Not long enough. With a single vial and no starter you need to wait at least 24 hours before expecting any signs, maybe longer. Try to keep that wort around 67-68F

This ^^ Except I would wait at least 48 hours from when the temperature was around 65 degrees before panicking and not do anything unless nothing has happened at 72 hours.

Underpitching and cold temperatures will BOTH increase lag time.
 
helibrewer said:
Not long enough. With a single vial and no starter you need to wait at least 24 hours before expecting any signs, maybe longer. Try to keep that wort around 67-68F


Okay, I'll do that. My only concern is that our heater (I live in San Francisco. We had a couple weeks of 'warm weather' and all of a sudden it's freezing again) is pretty temperamental And has not been working All the time. Would you suggest anything to keep my brew from becoming to cold over night?
 
Okay, I'll do that. My only concern is that our heater (I live in San Francisco. We had a couple weeks of 'warm weather' and all of a sudden it's freezing again) is pretty temperamental And has not been working All the time. Would you suggest anything to keep my brew from becoming to cold over night?

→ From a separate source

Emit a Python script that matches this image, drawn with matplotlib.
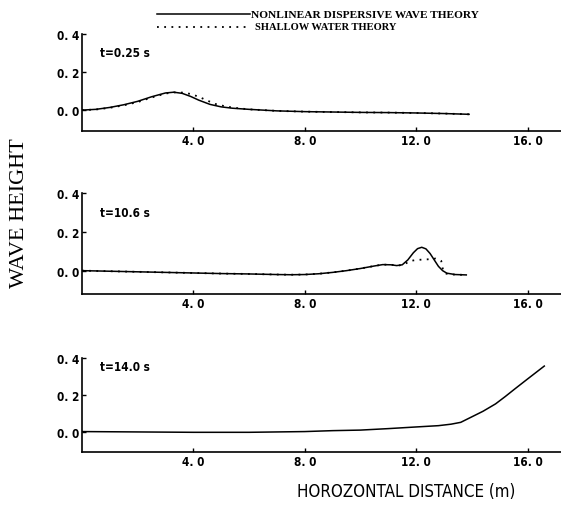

Wrap it in a towel or blanket
 
So, fermentation has definitely started. It's actually so active that it went from nothing. To barely anything to blowing the lid off my primary bucket (even though I have a blow off tube)

I guess I'm just a worry wort (hahah, get it?)
 
Blowing the lid off the bucket? It sounds like the lid wasn't on all that tight.

As for a starter. It's rare that I don't make one. Only if I didn't plan on brewing and a I find myself with the time and motivation unexpectedly. (Time is the key thing in my world, for everything )
I try and get it going a couple days ahead so that I know that I've got good life going. If I ever end up not having signs of life, I can either make another starter or hold off on brewing if I don't have more yeast that I want to use.
 
45_70sharps said:
Blowing the lid off the bucket? It sounds like the lid wasn't on all that tight.

As for a starter. It's rare that I don't make one. Only if I didn't plan on brewing and a I find myself with the time and motivation unexpectedly. (Time is the key thing in my world, for everything )
I try and get it going a couple days ahead so that I know that I've got good life going. If I ever end up not having signs of life, I can either make another starter or hold off on brewing if I don't have more yeast that I want to use.

Let me rephrase that,it did not blow the lid off. The lid was still intact,but there was krausen on and around the outside of the bucket. I've had trouble sealing the lid. So this time I cleaned off the bucket and put a box of empty bottles on it to keep it locked down.